Chesterton, Orthodoxie. Chap. VIII : 'Le roman de l’Orthodoxie' , trad. D'Azay, p. 197-198 :
"Il est devenu banal de se plaindre de l’agitation et du surmenage de notre époque. A la vérité, ce qui distingue surtout notre époque, c’est une paresse et une lassitude profondes ; et le fait est que la réelle paresse est la cause de l’agitation apparente. Prenez un exemple tout à fait extérieur : les rues sont bruyantes à cause des taxis et de la circulation, mais cela tient moins à l’activité humaine qu’au repos humain. Il y aurait moins d’agitation s’il y avait plus d’activité, si les gens se contentaient de marcher. Notre monde serait plus silencieux s’il était plus actif. Et ce qui est vrai pour l’agitation physique apparente est également vrai pour l’agitation apparente de l’intellect. La machinerie du langage moderne est, dans l’ensemble, une machinerie qui allège le travail, et allège le travail mental beaucoup plus qu’elle ne le devrait. On recourt aux expressions scientifiques comme à des rouages et à des tiges de piston pour que la voie du confortable soit encore plus rapide et plus lisse. Les mots à rallonges nous fracassent les oreilles comme des locomotives traînant une quantité de wagons. Nous savons qu’ils transportent des milliers d’individus trop las ou trop indolents pour marcher et penser par eux-mêmes. C’est un bon exercice que de s’efforcer pour une fois d’exprimer une opinion personnelle avec des mots d’une syllabe. Si vous dites : 'Tous les criminologistes reconnaissent l’utilité sociale d’une sentence indéterminée comme faisant partie de notre évolution sociologique vers une vue plus humaine et plus scientifique du châtiment', vous pourrez continuer à deviser de la sorte pendant des heures sans que la matière grise remue beaucoup à l’intérieur de votre crâne. Mais si vous commencez par dire : 'Je veux que Jones aille en prison et que Brown dise quand Jones en sortira', vous découvrirez, avec un frisson d’horreur, que vous êtes obligés de penser. Les mots longs ne sont pas des mots durs ; ce sont les mots brefs qui sont durs. Il y a beaucoup plus de subtilité métaphysique dans le mot 'damn' que dans le mot 'dégénérescence'."

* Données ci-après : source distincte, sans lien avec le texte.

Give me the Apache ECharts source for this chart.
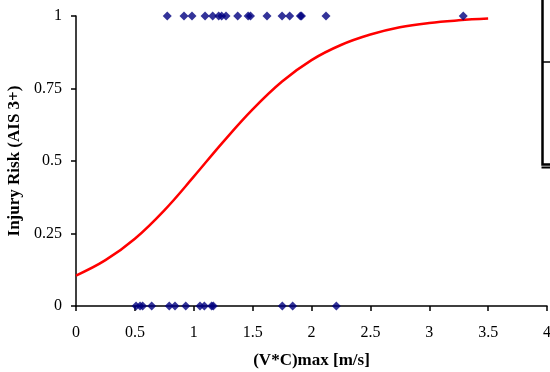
<!DOCTYPE html>
<html>
<head>
<meta charset="utf-8">
<script src="https://cdn.jsdelivr.net/npm/echarts@6/dist/echarts.min.js"></script>
<style>html,body{margin:0;padding:0;background:#fff;}#c{width:550px;height:372px;}</style>
</head>
<body>
<div id="c"></div>
<script>
// Observed cases with injury (risk = 1)
const injuredX = [0.775, 0.917, 0.985, 1.096, 1.161, 1.212, 1.237, 1.274, 1.373, 1.462, 1.482, 1.622, 1.75, 1.815, 1.905, 1.915, 2.123, 3.289];
// Observed cases without injury (risk = 0)
const uninjuredX = [0.51, 0.544, 0.566, 0.643, 0.792, 0.841, 0.932, 1.053, 1.09, 1.152, 1.166, 1.752, 1.84, 2.211];
// Fitted risk curve
const curveX = [0, 0.25, 0.5, 0.75, 1.0, 1.25, 1.5, 1.75, 2.0, 2.25, 2.5, 2.75, 3.0, 3.25, 3.5];
const curveY = [0.105, 0.158, 0.232, 0.330, 0.446, 0.566, 0.678, 0.774, 0.848, 0.900, 0.936, 0.961, 0.976, 0.985, 0.991];
const xTicks = ['0', '0.5', '1', '1.5', '2', '2.5', '3', '3.5', '4'];
const yTicks = ['0', '0.25', '0.5', '0.75', '1'];
const xTitle = '(V*C)max [m/s]';
const yTitle = 'Injury Risk (AIS 3+)';

const chart = echarts.init(document.getElementById('c'), null, {renderer: 'canvas'});
const font = 'Liberation Serif';
const xFmt = v => { const s = String(Math.round(v * 100) / 100); return xTicks.includes(s) ? s : ''; };
const yFmt = v => { const s = String(Math.round(v * 100) / 100); return yTicks.includes(s) ? s : ''; };

chart.setOption({
  animation: false,
  backgroundColor: '#fff',
  grid: {left: 76, right: 3, top: 16, bottom: 66, containLabel: false, outerBoundsMode: 'none'},
  xAxis: {
    type: 'value', min: 0, max: 4, interval: 0.5,
    name: xTitle, nameLocation: 'middle', nameGap: 46,
    nameTextStyle: {fontFamily: font, fontWeight: 'bold', fontSize: 17, color: '#000'},
    axisLine: {show: true, onZero: false, lineStyle: {color: '#000', width: 1.5}},
    axisTick: {show: true, inside: false, length: 5, lineStyle: {color: '#000', width: 1.5}},
    axisLabel: {fontFamily: font, fontSize: 16, color: '#000', margin: 19, formatter: xFmt, hideOverlap: false},
    splitLine: {show: false}
  },
  yAxis: {
    type: 'value', min: 0, max: 1, interval: 0.25,
    name: yTitle, nameLocation: 'middle', nameGap: 46,
    nameTextStyle: {fontFamily: font, fontWeight: 'bold', fontSize: 17, color: '#000'},
    axisLine: {show: true, onZero: false, lineStyle: {color: '#000', width: 1.5}},
    axisTick: {show: true, inside: false, length: 5, lineStyle: {color: '#000', width: 1.5}},
    axisLabel: {fontFamily: font, fontSize: 16, color: '#000', margin: 14, formatter: yFmt},
    splitLine: {show: false}
  },
  series: [
    {
      type: 'line', data: curveX.map((x, i) => [x, curveY[i]]),
      smooth: 0.4, showSymbol: false, symbol: 'none', clip: false,
      lineStyle: {color: '#ff0000', width: 2.5}, z: 2
    },
    {
      type: 'scatter', data: injuredX.map(x => [x, 1]),
      symbol: 'diamond', symbolSize: 9, clip: false,
      itemStyle: {color: '#000080'}, z: 3
    },
    {
      type: 'scatter', data: uninjuredX.map(x => [x, 0]),
      symbol: 'diamond', symbolSize: 9, clip: false,
      itemStyle: {color: '#000080'}, z: 3
    }
  ],
  graphic: [
    {type: 'rect', shape: {x: 542.5, y: -10, width: 20, height: 174.5}, style: {fill: 'none', stroke: '#000', lineWidth: 2.5}},
    {type: 'line', shape: {x1: 541.5, y1: 167.5, x2: 550, y2: 167.5}, style: {stroke: '#000', lineWidth: 2}},
    {type: 'line', shape: {x1: 542, y1: 62, x2: 550, y2: 62}, style: {stroke: '#000', lineWidth: 1.5}}
  ]
});
</script>
</body>
</html>
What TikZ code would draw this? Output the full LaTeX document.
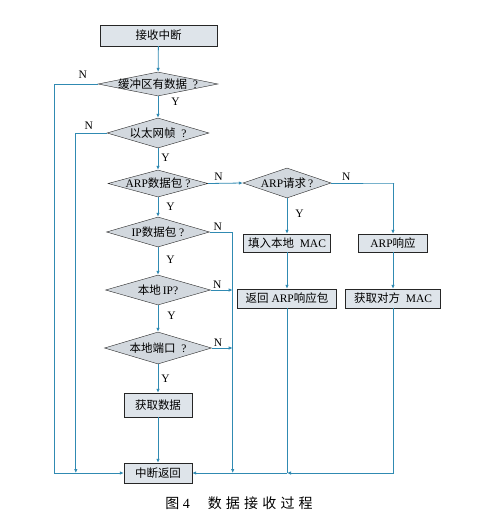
\documentclass[tikz,border=0pt]{standalone}
\usepackage{fontspec}
\setmainfont{Liberation Serif}
\newfontfamily\cjk{Noto Sans CJK SC}
\newfontfamily\capfont[LetterSpace=30]{Noto Sans CJK SC}
\usetikzlibrary{shapes.geometric, arrows.meta}

\definecolor{flowline}{RGB}{48,138,178}
\definecolor{boxfill}{RGB}{222,228,234}
\definecolor{decfill}{RGB}{210,216,222}

\begin{document}
\begin{tikzpicture}[x=1pt, y=-1pt,
    box/.style={draw=black!85, fill=boxfill, inner sep=0pt, minimum height=19pt, font=\fontsize{11.5}{12}\selectfont},
    decision/.style={diamond, draw=black!85, fill=decfill, inner sep=0pt, aspect=4, font=\fontsize{11.5}{12}\selectfont},
    flow/.style={draw=flowline, line width=0.8pt},
    arr/.style={flow, -{Latex[length=4pt, width=3.5pt]}},
    lbl/.style={font=\fontsize{11.5}{12}\selectfont, inner sep=1pt}]
    \useasboundingbox[fill=white] (0,0) rectangle (491,523);

    % main column
    \node[box, minimum width=117pt, minimum height=21pt] (start) at (158.5,35.5) {\cjk 接收中断};
    \node[decision, minimum width=120pt, minimum height=24pt] (buf) at (158,84) {\makebox[0pt]{{\cjk 缓冲区有数据}\ \ ?}};
    \node[decision, minimum width=102pt, minimum height=30pt] (eth) at (158,133) {\makebox[0pt]{{\cjk 以太网帧}\ \ ?}};
    \node[decision, minimum width=100pt, minimum height=27pt] (isarp) at (158,183.5) {\makebox[0pt]{ARP{\cjk 数据包}\ ?}};
    \node[decision, minimum width=103pt, minimum height=30pt] (isip) at (158,232) {\makebox[0pt]{IP{\cjk 数据包}\ ?}};
    \node[decision, minimum width=105pt, minimum height=30pt] (myip) at (158,290) {\makebox[0pt]{{\cjk 本地}\,IP?}};
    \node[decision, minimum width=107pt, minimum height=32pt] (myport) at (158,348) {\makebox[0pt]{{\cjk 本地端口}\ \ ?}};
    \node[box, minimum width=68pt, minimum height=24pt] (getdata) at (158,405) {\cjk 获取数据};
    \node[box, minimum width=68pt, minimum height=20pt] (ret) at (158,473) {\cjk 中断返回};

    % ARP branch
    \node[decision, minimum width=88pt, minimum height=30pt] (arpreq) at (287,183) {\makebox[0pt]{ARP{\cjk 请求}\,?}};
    \node[box, minimum width=87pt, minimum height=18pt] (fillmac) at (287,243) {{\cjk 填入本地}\ \ MAC};
    \node[box, minimum width=99pt] (sendback) at (287,298.5) {{\cjk 返回}\ ARP{\cjk 响应包}};
    \node[box, minimum width=69pt, minimum height=18pt] (arpresp) at (393,243) {ARP{\cjk 响应}};
    \node[box, minimum width=95pt] (peermac) at (393,298.5) {{\cjk 获取对方}\ \ MAC};

    \node[font=\fontsize{14}{15}\selectfont] (cap) at (239,503) {{\capfont 图}\ 4\hspace{18pt}{\capfont 数据接收过程}};

    \coordinate (joinback) at (sendback.south |- ret.east);

    % Y branches
    \draw[arr] (start) -- (buf);
    \draw[arr] (buf) -- node[lbl, pos=0.25, right=12pt] {Y} (eth);
    \draw[arr] (eth) -- node[lbl, pos=0.45, right=2pt] {Y} (isarp);
    \draw[arr] (isarp) -- node[lbl, pos=0.5, right=7pt] {Y} (isip);
    \draw[arr] (isip) -- node[lbl, pos=0.45, right=7pt] {Y} (myip);
    \draw[arr] (myip) -- node[lbl, pos=0.4, right=8pt] {Y} (myport);
    \draw[arr] (myport) -- node[lbl, pos=0.5, right=2pt] {Y} (getdata);
    \draw[arr] (getdata) -- (ret);
    \draw[arr] (arpreq) -- node[lbl, pos=0.45, right=7pt] {Y} (fillmac);
    \draw[arr] (fillmac) -- (sendback);
    \draw[arr] (arpresp) -- (peermac);

    % N branches
    \draw[arr] (buf.west) -- node[lbl, pos=0.35, above=4pt] {N} ++(-43,0) |- (ret.west);
    \draw[arr] (eth.west) -- node[lbl, pos=0.58, above=2pt] {N} ++(-31,0) coordinate (ethn) -- (ethn |- ret.west);
    \draw[arr] (isarp.east) -- node[lbl, pos=0.3, above=1pt] {N} (arpreq.west);
    \draw[arr] (arpreq.east) -- node[lbl, pos=0.24, above=1pt] {N} ++(63,0) -| (arpresp.north);
    \draw[arr] (isip.east) -- node[lbl, pos=0.35, above=0pt] {N} ++(23,0) coordinate (ipn) -- (ipn |- ret.west);
    \draw[arr] (myip.east) -- node[lbl, pos=0.3, above=0pt] {N} (ipn |- myip.east);
    \draw[arr] (myport.east) -- node[lbl, pos=0.3, above=0pt] {N} (ipn |- myport.east);

    % back to return
    \draw[flow] (sendback.south) -- (joinback);
    \draw[arr] (peermac.south) |- (joinback);
    \draw[arr] (joinback) -- (ret.east);
\end{tikzpicture}
\end{document}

VIII. The Romance Of Orthodoxy
It is customary to complain of the bustle and strenuousness of our epoch. But in truth the chief mark of our epoch is a profound laziness and fatigue; and the fact is that the real laziness is the cause of the apparent bustle. Take one quite external case; the streets are noisy with taxicabs and motorcars; but this is not due to human activity but to human repose. There would be less bustle if there were more activity, if people were simply walking about. Our world would be more silent if it were more strenuous. And this which is true of the apparent physical bustle is true also of the apparent bustle of the intellect. Most of the machinery of modern language is labour-saving machinery; and it saves mental labour very much more than it ought. Scientific phrases are used like scientific wheels and piston-rods to make swifter and smoother yet the path of the comfortable. Long words go rattling by us like long railway trains. We know they are carrying thousands who are too tired or too indolent to walk and think for themselves. It is a good exercise to try for once in a way to express any opinion one holds in words of one syllable. If you say "The social utility of the indeterminate sentence is recognized by all criminologists as a part of our sociological evolution towards a more humane and scientific view of punishment," you can go on talking like that for hours with hardly a movement of the gray matter inside your skull. But if you begin "I wish Jones to go to gaol and Brown to say when Jones shall come out," you will discover, with a thrill of horror, that you are obliged to think. The long words are not the hard words, it is the short words that are hard. There is much more metaphysical subtlety in the word "damn" than in the word "degeneration."